start Supplied material
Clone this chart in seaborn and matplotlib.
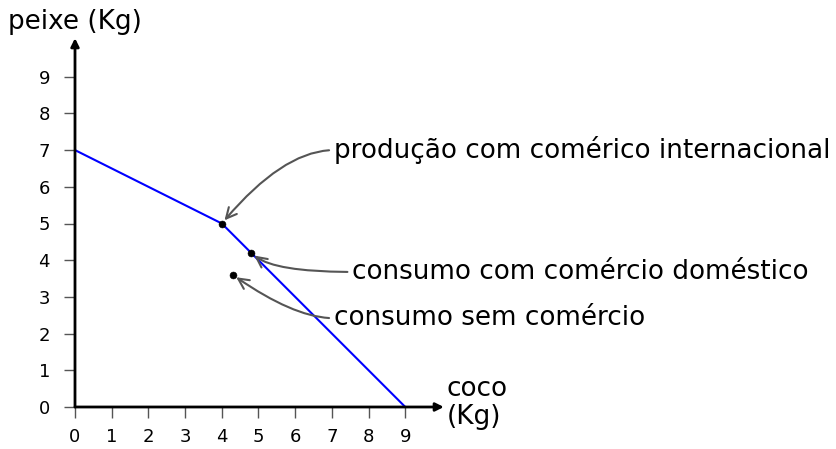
import matplotlib
matplotlib.use("Agg")
import matplotlib.pyplot as plt
import seaborn as sns
import pandas as pd

# fronteira de possibilidades
fronteira_coco = [0, 4, 9]
fronteira_peixe = [7, 5, 0]

# pontos marcados
pontos_coco = [4, 4.8, 4.3]
pontos_peixe = [5, 4.2, 3.6]
rotulos = ["produção com comérico internacional",
           "consumo com comércio doméstico",
           "consumo sem comércio"]
texto_xy = [(7.05, 7.0), (7.55, 3.68), (7.05, 2.42)]
conexoes = ["angle3,angleA=0,angleB=50",
            "angle3,angleA=0,angleB=-45",
            "angle3,angleA=0,angleB=-35"]

ticks = list(range(10))

sns.set_style("white")
plt.rcParams["font.family"] = ["DejaVu Sans"]
plt.rcParams["text.color"] = "black"

fig = plt.figure(figsize=(8.37, 4.49), dpi=100)
ax = fig.add_axes([75 / 837, 42 / 449, 367 / 837, 367 / 449])

df_linha = pd.DataFrame({"coco": fronteira_coco, "peixe": fronteira_peixe})
sns.lineplot(data=df_linha, x="coco", y="peixe", color="blue", linewidth=1.5,
             sort=False, ax=ax)

df_pts = pd.DataFrame({"coco": pontos_coco, "peixe": pontos_peixe})
sns.scatterplot(data=df_pts, x="coco", y="peixe", color="black", s=25,
                edgecolor="black", zorder=5, ax=ax)

for (px, py), txt, (tx, ty), con in zip(zip(pontos_coco, pontos_peixe), rotulos,
                                          texto_xy, conexoes):
    ax.annotate(txt, xy=(px, py), xytext=(tx, ty), fontsize=18.9, color="black",
                va="center", ha="left", annotation_clip=False,
                arrowprops=dict(arrowstyle="->", color="#555555", lw=1.5,
                                shrinkA=1, shrinkB=3, relpos=(0, 0.5),
                                connectionstyle=con))

ax.set_xlim(0, 10)
ax.set_ylim(0, 10)
ax.set_xticks(ticks)
ax.set_yticks(ticks)
ax.tick_params(axis="both", direction="out", length=8, width=1, color="#555555",
               labelsize=13, labelcolor="black", left=True, bottom=True)
ax.tick_params(axis="x", pad=7)
ax.tick_params(axis="y", pad=10)
for s in ax.spines.values():
    s.set_visible(False)

# eixos com setas
ax.annotate("", xy=(1.005, 0), xytext=(0, 0), xycoords="axes fraction",
            arrowprops=dict(arrowstyle="-|>", color="black", lw=2, shrinkA=0, shrinkB=0,
                            mutation_scale=12))
ax.annotate("", xy=(0, 1.005), xytext=(0, 0), xycoords="axes fraction",
            arrowprops=dict(arrowstyle="-|>", color="black", lw=2, shrinkA=0, shrinkB=0,
                            mutation_scale=12))

ax.set_xlabel("")
ax.set_ylabel("")
fig.text(8 / 837, 1 - 22 / 449, "peixe (Kg)", fontsize=18.9, va="center", ha="left",
         color="black")
fig.text(447 / 837, 1 - 403 / 449, "coco\n(Kg)", fontsize=18.9, va="center", ha="left",
         linespacing=1.05, color="black")

fig.savefig("out.png", dpi=100)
end Supplied material
*Brief*: Copy every line of the listing where the word "matplotlib" appears.

*Written solution*:
Clone this chart in seaborn and matplotlib.
import matplotlib
matplotlib.use("Agg")
import matplotlib.pyplot as plt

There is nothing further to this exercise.